As the world enters a new phase of climate change, access to clean water has become a crucial issue.
A report published Tuesday (“Achieving Equitable, Climate-Resilient Water and Sanitation for Frontline Communities”) identifies ways that historically neglected communities most vulnerable to a rapidly changing global climate can create resilient water and wastewater systems.
“To achieve the human right to water and sanitation, five essential components of water and sanitation services must be met — water and sanitation access must be sufficient, safe, acceptable, physically accessible, and affordable,” the report said. “Yet climate change is already making it more difficult to meet these requirements.”
Its highlights include nature-based solutions, tailoring approaches to each community and using technology — all the while recognizing barriers to implementing them.
“What we hope to do with this report, what I hope, is that it actually gives people hope,” said Shannon McNeeley, a report author and senior researcher with the Pacific Institute, which published the report with DigDeep and the Center for Water Security and Cooperation.
“In spite of some of the major federal funding sources becoming uncertain and possibly not available, I think people will find other ways.”
Climate and the Trump administration
Malynndra Tome was helping to map livestock ponds in the Navajo Nation when she saw something that inspired her to act. An elderly woman was filling milk jugs with water at the back of a gas station in the Native American reservation, where about 30% of people live without running water.
“How can we be living in the United States of America … one of the most powerful countries in the world, and people are living like this here?” asked Tome, a citizen who grew up in the community of Ganado, Arizona, in the nation’s largest reservation at 27,000 square miles in Arizona, New Mexico and Utah.
Weather extremes made worse by climate change have further disrupted people’s access to water.
In January, several water providers declared their drinking water unsafe after wildfires roared through Los Angeles.
One utility in Pasadena, California, sent out its first notice since it began serving water more than a century ago.
Aging water systems leak trillions of gallons, leaving residents in some of the country’s poorest communities with a substantial financial burden to fix them.
An estimated 30% of the population in the Navajo Nation lives in homes that don’t have running water, and many residents drive long distances to get water from public spigots, according to the Navajo Nation Department of Water Resources and the Natural Resources Defense Council.
The report also notes that some federal resources and funding have become unavailable since Donald Trumpreturned to the White House. The Trump administration has cut or paused funding for critical water infrastructureprojects, touted a reversal of diversity, equity and inclusion policies, and eliminated environmental justice policies meant to protect the communities the report centers on.

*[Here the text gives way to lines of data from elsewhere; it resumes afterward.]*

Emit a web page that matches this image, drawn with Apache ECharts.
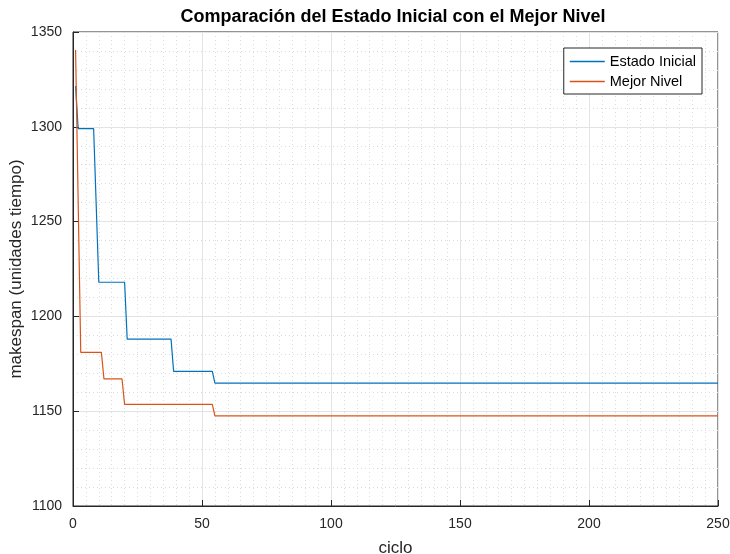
<!DOCTYPE html>
<html>
<head>
<meta charset="utf-8">
<script src="https://cdn.jsdelivr.net/npm/echarts@6/dist/echarts.min.js"></script>
<style>
  html, body { margin: 0; padding: 0; background: #ffffff; }
  #chart { width: 730px; height: 554px; }
</style>
</head>
<body>
<div id="chart"></div>
<script>
// Corner points of each convergence curve (cycle, makespan)
const ciclosEstado = [1, 2, 8, 10, 20, 21, 38, 39, 54, 55, 250];
const valoresEstado = [1321.5, 1299, 1299, 1218, 1218, 1188, 1188, 1171, 1171, 1164.8, 1164.8];

const ciclosMejor = [1, 3, 11, 12, 19, 20, 54, 55, 250];
const valoresMejor = [1340.5, 1181, 1181, 1167, 1167, 1153.6, 1153.6, 1147.5, 1147.5];

const nombresSeries = ['Estado Inicial', 'Mejor Nivel'];
const coloresSeries = ['#0072BD', '#D95319'];
const titulo = 'Comparación del Estado Inicial con el Mejor Nivel';
const nombreX = 'ciclo';
const nombreY = 'makespan (unidades tiempo)';

const pares = (xs, ys) => xs.map((x, i) => [x, ys[i]]);

const FONT = '"Liberation Sans", Arial, sans-serif';
const INK = '#262626';

const chart = echarts.init(document.getElementById('chart'), null, { renderer: 'canvas' });

function ejeValor(extra) {
  return Object.assign({
    type: 'value',
    axisLine: { show: true, onZero: false, lineStyle: { color: INK, width: 1 } },
    axisTick: { show: true, inside: true, length: 6, lineStyle: { color: INK } },
    axisLabel: { color: INK, fontFamily: FONT, fontSize: 14, margin: 11, formatter: v => String(v) },
    splitLine: { show: true, lineStyle: { color: '#e3e3e3', width: 1 } },
    minorSplitLine: { show: true, lineStyle: { color: '#dcdcdc', width: 1, type: [1, 3] } },
    nameLocation: 'middle',
    nameMoveOverlap: false,
    nameTextStyle: { color: INK, fontFamily: FONT, fontSize: 17 }
  }, extra);
}

function serie(i, xs, ys, z) {
  return {
    name: nombresSeries[i],
    type: 'line',
    data: pares(xs, ys),
    showSymbol: false,
    symbol: 'none',
    color: coloresSeries[i],
    itemStyle: { color: coloresSeries[i] },
    lineStyle: { color: coloresSeries[i], width: 1.2 },
    z: z
  };
}

chart.setOption({
  backgroundColor: '#ffffff',
  animation: false,
  title: {
    text: titulo,
    left: 388,
    textAlign: 'center',
    top: 3,
    textStyle: { fontFamily: FONT, fontSize: 18, fontWeight: 'bold', color: '#000000' }
  },
  grid: {
    left: 73, right: 12, top: 32, bottom: 48,
    containLabel: false,
    outerBoundsMode: 'none',
    show: true, borderColor: INK, borderWidth: 1, backgroundColor: '#ffffff'
  },
  legend: {
    data: nombresSeries.map((n, i) => ({
      name: n,
      icon: 'rect',
      itemStyle: { color: coloresSeries[i], borderColor: coloresSeries[i], borderWidth: 0, opacity: 1 },
      lineStyle: { color: coloresSeries[i] }
    })),
    orient: 'vertical',
    right: 28,
    top: 48,
    padding: [5, 6, 4, 6],
    itemGap: 3,
    itemWidth: 35,
    itemHeight: 1.4,
    backgroundColor: '#ffffff',
    borderColor: INK,
    borderWidth: 1,
    borderRadius: 0,
    textStyle: { fontFamily: FONT, fontSize: 14.5, color: '#000000', lineHeight: 17 }
  },
  xAxis: ejeValor({
    min: 0, max: 250, interval: 50,
    minorTick: { show: false, splitNumber: 10 },
    name: nombreX,
    nameGap: 34
  }),
  yAxis: ejeValor({
    min: 1100, max: 1350, interval: 50,
    minorTick: { show: false, splitNumber: 5 },
    name: nombreY,
    nameGap: 48
  }),
  series: [
    serie(0, ciclosEstado, valoresEstado, 3),
    serie(1, ciclosMejor, valoresMejor, 4)
  ]
});
</script>
</body>
</html>
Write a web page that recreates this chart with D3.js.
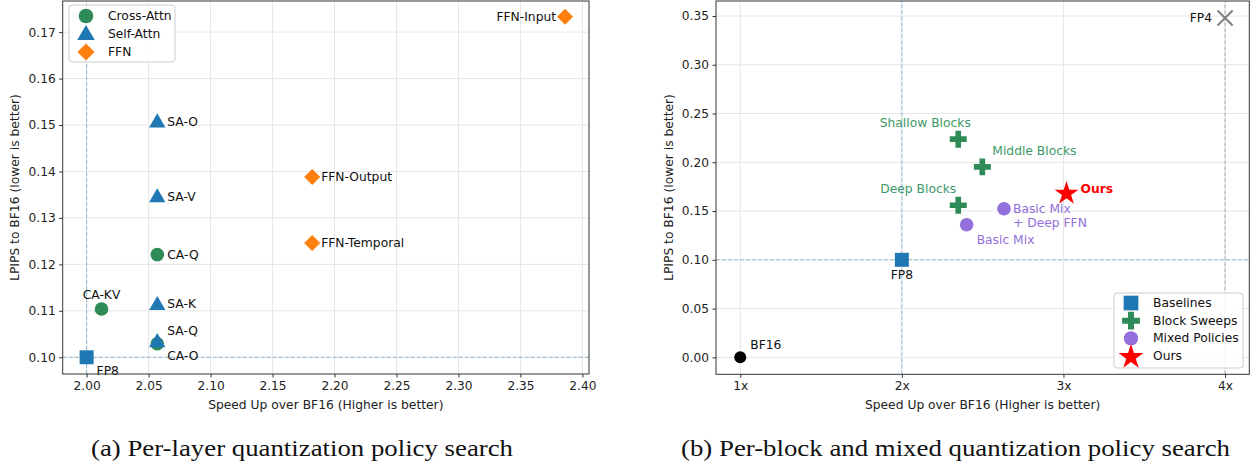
<!DOCTYPE html>
<html><head><meta charset="utf-8">
<script src="https://cdn.jsdelivr.net/npm/d3@7"></script>
<style>body{margin:0;background:#fff}svg{display:block;font-family:"DejaVu Sans",sans-serif}</style>
</head><body>
<svg id="c" width="1257" height="468"></svg>
<script>
// ---------- Data: panel (a) ----------
const layerNames  = ["CA-KV","CA-Q","CA-O","SA-O","SA-V","SA-K","SA-Q","FFN-Input","FFN-Output","FFN-Temporal"];
const layerGroups = ["Cross-Attn","Cross-Attn","Cross-Attn","Self-Attn","Self-Attn","Self-Attn","Self-Attn","FFN","FFN","FFN"];
const layerSpeed  = [2.012, 2.057, 2.057, 2.057, 2.057, 2.057, 2.057, 2.386, 2.182, 2.182];
const layerLpips  = [0.1104, 0.1221, 0.1029, 0.1507, 0.1346, 0.1114, 0.1034, 0.1733, 0.1388, 0.1246];
const fp8Point    = {name:"FP8", speed:2.00, lpips:0.100};
const aXTicks = [2.00,2.05,2.10,2.15,2.20,2.25,2.30,2.35,2.40];
const aYTicks = [0.10,0.11,0.12,0.13,0.14,0.15,0.16,0.17];
const aLegend = ["Cross-Attn","Self-Attn","FFN"];

// ---------- Data: panel (b) ----------
const policyNames  = ["BF16","FP8","FP4","Shallow Blocks","Middle Blocks","Deep Blocks","Basic Mix","Basic Mix\n+ Deep FFN","Ours"];
const policyGroups = ["BF16","Baselines","FP4","Block Sweeps","Block Sweeps","Block Sweeps","Mixed Policies","Mixed Policies","Ours"];
const policySpeed  = [1.0, 2.0, 4.0, 2.349, 2.498, 2.349, 2.401, 2.632, 3.019];
const policyLpips  = [0.0, 0.100, 0.348, 0.2237, 0.1953, 0.156, 0.1359, 0.1523, 0.169];
const bXTicks = [1,2,3,4];
const bXTickLabels = ["1x","2x","3x","4x"];
const bYTicks = [0.00,0.05,0.10,0.15,0.20,0.25,0.30,0.35];
const bLegend = ["Baselines","Block Sweeps","Mixed Policies","Ours"];

const captions = ["(a) Per-layer quantization policy search","(b) Per-block and mixed quantization policy search"];

// ---------- Styles ----------
const colors = {"Cross-Attn":"#2e8b57","Self-Attn":"#1f77b4","FFN":"#ff7f0e",
  "Baselines":"#1f77b4","Block Sweeps":"#2e8b57","Mixed Policies":"#9370db","Ours":"#ff0000","BF16":"#000000","FP4":"#808080"};
const shapes = {"Cross-Attn":"circle","Self-Attn":"triangle","FFN":"diamond",
  "Baselines":"square","Block Sweeps":"plus","Mixed Policies":"circle","Ours":"star","BF16":"circleS","FP4":"x"};

const svg = d3.select("#c");

function marker(g, shape, x, y, color, k=1){
  switch(shape){
    case "circle": g.append("circle").attr("cx",x).attr("cy",y).attr("r",6.8*Math.sqrt(k)).attr("fill",color); break;
    case "circleS": g.append("circle").attr("cx",x).attr("cy",y).attr("r",6).attr("fill",color); break;
    case "triangle": g.append("path").attr("d",d3.symbol(d3.symbolTriangle,115*k)()).attr("transform",`translate(${x},${y+1})`).attr("fill",color); break;
    case "diamond": g.append("path").attr("d",d3.symbol(d3.symbolSquare,128*k)()).attr("transform",`translate(${x},${y}) rotate(45)`).attr("fill",color); break;
    case "square": g.append("path").attr("d",d3.symbol(d3.symbolSquare,196*k)()).attr("transform",`translate(${x},${y})`).attr("fill",color); break;
    case "plus": g.append("path").attr("d",d3.symbol(d3.symbolCross,160*k)()).attr("transform",`translate(${x},${y})`).attr("fill",color); break;
    case "star": g.append("path").attr("d",d3.symbol(d3.symbolStar,175*k)()).attr("transform",`translate(${x},${y+1})`).attr("fill",color); break;
    case "x": g.append("path").attr("d",d3.symbol(d3.symbolX,150*k)()).attr("transform",`translate(${x},${y})`).attr("fill","none").attr("stroke",color).attr("stroke-width",2); break;
  }
}

function frame(x, y, xTicks, yTicks, xFmt, yFmt){
  const g = svg.append("g");
  const [x0,x1] = x.range(), [y0,y1] = y.range();
  g.selectAll(".gx").data(xTicks).join("line").attr("x1",d=>x(d)).attr("x2",d=>x(d)).attr("y1",y0).attr("y2",y1).attr("stroke","#e6e6e6").attr("stroke-width",1);
  g.selectAll(".gy").data(yTicks).join("line").attr("y1",d=>y(d)).attr("y2",d=>y(d)).attr("x1",x0).attr("x2",x1).attr("stroke","#e6e6e6").attr("stroke-width",1);
  const ax = svg.append("g").attr("transform",`translate(0,${y0})`).call(d3.axisBottom(x).tickValues(xTicks).tickFormat(xFmt).tickSize(3.5).tickPadding(3.5));
  const ay = svg.append("g").attr("transform",`translate(${x0},0)`).call(d3.axisLeft(y).tickValues(yTicks).tickFormat(yFmt).tickSize(3.5).tickPadding(3.5));
  [ax,ay].forEach(a=>{a.select(".domain").remove(); a.selectAll("text").attr("font-size",12.2).attr("fill","#222").attr("font-family","DejaVu Sans"); a.selectAll("line").attr("stroke","#333");});
  return g;
}
function border(x,y){
  const [x0,x1] = x.range(), [y0,y1] = y.range();
  svg.append("rect").attr("x",x0).attr("y",y1).attr("width",x1-x0).attr("height",y0-y1).attr("fill","none").attr("stroke","#333").attr("stroke-width",1);
}
function xlabel(y,cx){
  svg.append("text").attr("x",cx).attr("y",y.range()[0]+35).attr("text-anchor","middle").attr("font-size",12.3).attr("fill","#222").text("Speed Up over BF16 (Higher is better)");
}
function ylabel(px, cy){
  svg.append("text").attr("transform",`translate(${px},${cy}) rotate(-90)`).attr("text-anchor","middle").attr("font-size",12.3).attr("fill","#222").text("LPIPS to BF16 (lower is better)");
}
function dashed(g, x1, x2, y1, y2, color, op){
  g.append("line").attr("x1",x1).attr("x2",x2).attr("y1",y1).attr("y2",y2).attr("stroke",color).attr("stroke-opacity",op).attr("stroke-dasharray","4,2");
}

// ================= Panel (a) =================
const xa = d3.scaleLinear().domain([1.9807, 2.4053]).range([62.7, 589]);
const ya = d3.scaleLinear().domain([0.0964, 0.1767]).range([374, 1]);
frame(xa, ya, aXTicks, aYTicks, d3.format(".2f"), d3.format(".2f"));
const ga = svg.append("g");
dashed(ga, xa(fp8Point.speed), xa(fp8Point.speed), ya.range()[0], ya.range()[1], "#1f77b4", 0.45);
dashed(ga, xa.range()[0], xa.range()[1], ya(fp8Point.lpips), ya(fp8Point.lpips), "#1f77b4", 0.45);
const aLabelPos = {"CA-KV":[0,-10,"middle"],"CA-Q":[10,4,"start"],"CA-O":[10,16,"start"],"SA-O":[10,4,"start"],"SA-V":[10,4,"start"],
  "SA-K":[10,4,"start"],"SA-Q":[10,-6,"start"],"FFN-Input":[-9,4,"end"],"FFN-Output":[9,4,"start"],"FFN-Temporal":[9,4,"start"]};
layerNames.forEach((n,i)=>{
  marker(ga, shapes[layerGroups[i]], xa(layerSpeed[i]), ya(layerLpips[i]), colors[layerGroups[i]]);
});
layerNames.forEach((n,i)=>{
  const p = aLabelPos[n];
  ga.append("text").attr("x",xa(layerSpeed[i])+p[0]).attr("y",ya(layerLpips[i])+p[1]).attr("text-anchor",p[2]).attr("font-size",12.3).attr("fill","#111").text(n);
});
marker(ga, "square", xa(fp8Point.speed), ya(fp8Point.lpips), "#1f77b4");
ga.append("text").attr("x",xa(fp8Point.speed)+10).attr("y",ya(fp8Point.lpips)+18).attr("font-size",12.3).attr("fill","#111").text(fp8Point.name);
border(xa, ya);
const la = svg.append("g");
la.append("rect").attr("x",69).attr("y",5).attr("width",106).attr("height",57).attr("rx",3).attr("fill","#fff").attr("fill-opacity",0.85).attr("stroke","#ccc");
aLegend.forEach((k,i)=>{
  const yy = 16 + i*18;
  marker(la, shapes[k], 86, yy, colors[k], 1.15);
  la.append("text").attr("x",108).attr("y",yy+4).attr("font-size",12.3).attr("fill","#111").text(k);
});
xlabel(ya, 325.8);
ylabel(19, 187.5);

// ================= Panel (b) =================
const xb = d3.scaleLinear().domain([0.85, 4.15]).range([716, 1249.3]);
const yb = d3.scaleLinear().domain([-0.0174, 0.3654]).range([374.3, 1]);
frame(xb, yb, bXTicks, bYTicks, (d,i)=>bXTickLabels[i], d3.format(".2f"));
const gb = svg.append("g");
const fp8i = policyNames.indexOf("FP8"), fp4i = policyNames.indexOf("FP4");
dashed(gb, xb(policySpeed[fp8i]), xb(policySpeed[fp8i]), yb.range()[0], yb.range()[1], "#1f77b4", 0.45);
dashed(gb, xb.range()[0], xb.range()[1], yb(policyLpips[fp8i]), yb(policyLpips[fp8i]), "#1f77b4", 0.45);
dashed(gb, xb(policySpeed[fp4i]), xb(policySpeed[fp4i]), yb.range()[0], yb.range()[1], "#808080", 0.6);
const bLabelPos = {"BF16":[10,-8,"start","#111","normal"],"FP8":[0,19,"middle","#111","normal"],"FP4":[-13,4,"end","#111","normal"],
  "Shallow Blocks":[-33,-12,"middle","#3d9a68","normal"],"Middle Blocks":[10,-12,"start","#3d9a68","normal"],"Deep Blocks":[-40,-12,"middle","#3d9a68","normal"],
  "Basic Mix":[10,19,"start","#9370db","normal"],"Basic Mix\n+ Deep FFN":[9,4,"start","#9370db","normal"],"Ours":[14,0,"start","#ff0000","bold"]};
policyNames.forEach((n,i)=>{
  marker(gb, shapes[policyGroups[i]], xb(policySpeed[i]), yb(policyLpips[i]), colors[policyGroups[i]]);
});
policyNames.forEach((n,i)=>{
  const p = bLabelPos[n];
  const t = gb.append("text").attr("x",xb(policySpeed[i])+p[0]).attr("y",yb(policyLpips[i])+p[1]).attr("text-anchor",p[2]).attr("font-size",12.3).attr("fill",p[3]).attr("font-weight",p[4]);
  n.split("\n").forEach((s,j)=>t.append("tspan").attr("x",xb(policySpeed[i])+p[0]).attr("dy",j?14:0).text(s));
});
border(xb, yb);
const lb = svg.append("g");
lb.append("rect").attr("x",1114).attr("y",293).attr("width",129).attr("height",75).attr("rx",3).attr("fill","#fff").attr("fill-opacity",0.85).attr("stroke","#ccc");
bLegend.forEach((k,i)=>{
  const yy = 303 + i*17.7;
  marker(lb, shapes[k], 1131, yy, colors[k], 1.1);
  lb.append("text").attr("x",1153).attr("y",yy+4).attr("font-size",12.3).attr("fill","#111").text(k);
});
xlabel(yb, 982.6);
ylabel(673, 187.5);

// captions
[[captions[0],91,422],[captions[1],681,549]].forEach(([c,x0,w])=>{
  svg.append("text").attr("x",x0).attr("y",456).style("font-family","'Liberation Serif', serif").attr("font-size",24)
    .attr("textLength",w).attr("lengthAdjust","spacingAndGlyphs").attr("fill","#111").text(c);
});
</script>
</body></html>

Greg Pierce, director of the Human Right to Water Solutions Lab at the University of California, Los Angeles, said the report “comes at a very depressing moment where we’re not going to see federal action in this space, it doesn’t seem, for the next four years.”
Solutions come with challenges
The report synthesizes existing literature about water, climate change and solutions. Its authors reviewed academic studies, government and private reports and interviewed experts to identify ways low-income and communities of color can build water and wastewater systems to withstand extreme weather.
“Water systems that rely on a single source are highly vulnerable to extreme weather and climate events because they lack backup options if their supplies become contaminated, unavailable from drought, or if they become physically disconnected due to damaged infrastructure,” the report noted.
However, building a physical connection to another drinking water supply can help prevent disruptions from unexpected or extreme events for both communities. Sharing systems can also built new communities.
“Physical connections created between two or more water systems are referred to as a consolidation, because often the systems end up creating a shared governance structure that makes them a single water system,” the report said.
The report also highlights technology like rainwater harvesting and gray water reuse systems that can decrease water demand and increase resilience to drought. But it adds that implementing and maintaining technology like it can be too expensive for poorer communities.
The report also advocates nature-based solutions such as wetlands, which studies find can reduce the length and severity of droughts, provide flood control, reduce or remove pollutants in water and protect water supplies. Communities across the country are increasingly recognizing the benefits of wetlands. In Florida’s Everglades, for example, officials have spent billions of dollars to build engineered wetlands that clean and protect a vital drinking water source.
The report argues for government-funded water assistance programs to help poorer households pay water and sewer bills, like the Low Income Household Water Assistance Program launched during at the beginning of the COVID-19 pandemic.
Benefiting communities
Gregory Moller, a professor in the soil and water systems department at the University of Idaho, notes that some approaches are too complex and expensive for smaller or poorer communities. “Our innovations also have to be on a scale and stage that is adaptable to small systems,” he said. “And that’s where I think some of the most serious challenges are.”
Some solutions the report highlights are benefiting communities. In the Navajo Nation, hundreds of solar-powered home water systems have brought running water to more than 2,000 people. Kimberly Lemme, an executive director at DigDeep, which is installing the systems, said it can be a complex and lengthy process. But it shows that solutions do exist.
“Water is a basic human right,” said Tome, whose encounter with the elderly woman inspired her to pursue a doctorate in water resources. “And in order for people to live productively, to have healthy lives, I think water is a big part of that.”
Associated Press contributed to this report.